If desired, the lugs 22 can be joined together by a connecting strip of elastomer as shown at 28 although we contemplate that the strip can be eliminated if desired since sufficient bond surface between the lugs 22 and regenerator core can be achieved without a strip 28. Similarly, a corresponding strip 30 can be provided as a connection between the lugs 18 if additional bonding area is necessary. When driving forces are transmitted from the ring gear to the core, the drive system acts as a compression reaction system by reason of the engagement of the lugs and the grooves in the elastomer. The spacing between the lugs can be achieved by using an ablative shim made of known materials that disintegrate or vaporize at operating temperatures. The shim can be inserted between the ring gear and the core prior to injection of the elastomer into the space. It is possible, however, that other fabrication techniques can be used to establish the shape of the lugs and the spaces between the adjacent lugs as well as the radial spacing for the lugs. For example, a stationary molding fixture can be used for the core to form the radially disposed lugs on the core periphery and a separate stationary molding fixture can be used for molding the internal lugs on the ring gear in proper spaced relationship.

Claims

1. A regenerator construction comprising a ceramic cylindrical core having axial gas flow passages therein, a ring gear surrounding said core, said ring gear being radially spaced with respect to said core to define an annular space therebetween, and an elastomeric drive means situated in said space, said drive means comprising a plurality of elastomeric drive lugs bonded to the inner surface of said ring gear at tangentially spaced locations, a plurality of external elastomeric drive lugs bonded to the external peripheral surface of said core at tangentially spaced locations, the drive lugs on said ring gear being spaced to define tangentially arranged spaces therebetween, the lugs on said core registering with said spaces thereby establishing a compression reaction drive system for transmitting drive forces between said ring gear and said core.

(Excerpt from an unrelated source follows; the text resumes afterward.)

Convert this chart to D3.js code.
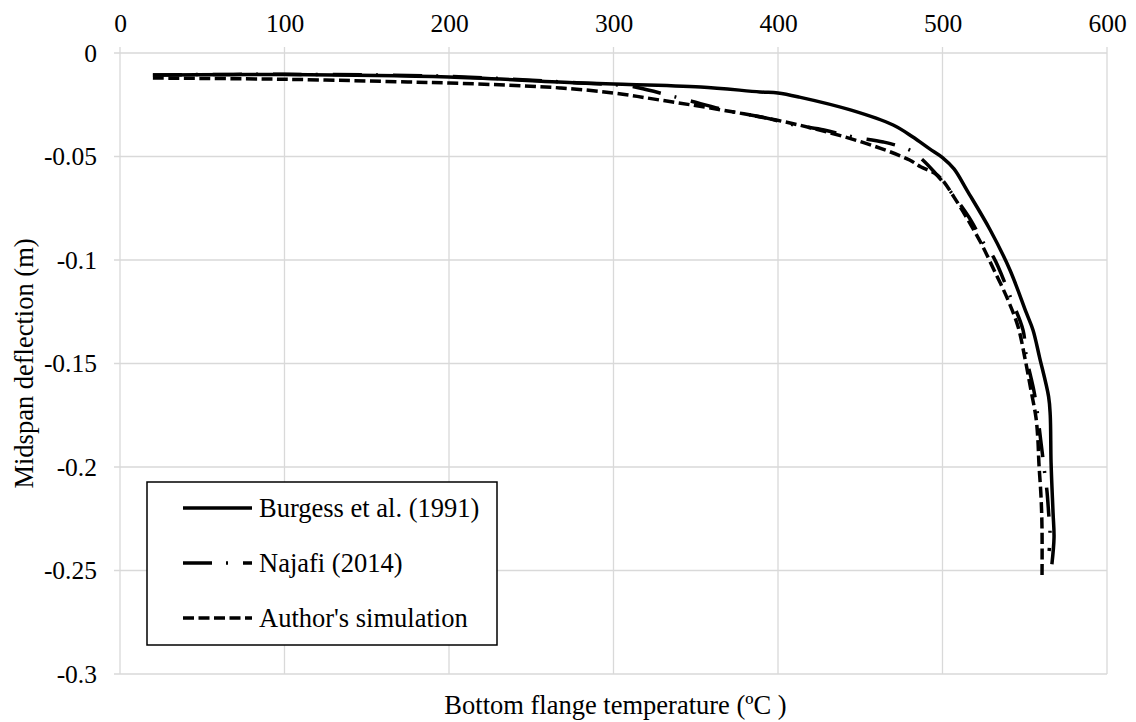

2. The combination as set forth in claim 1 wherein the drive lugs on said core are formed so that precalibrated clearances are established between the tangential sides of said core lug and the adjacent sides of the ring gear lugs.

3. The combination as set forth in claim 2 wherein predetermined radial clearances are provided between the outer surfaces of said core lugs and the inner surfaces of said ring gear and predetermined clearances also are provided between the inner surfaces of said ring gear lugs and the outer surface of said core.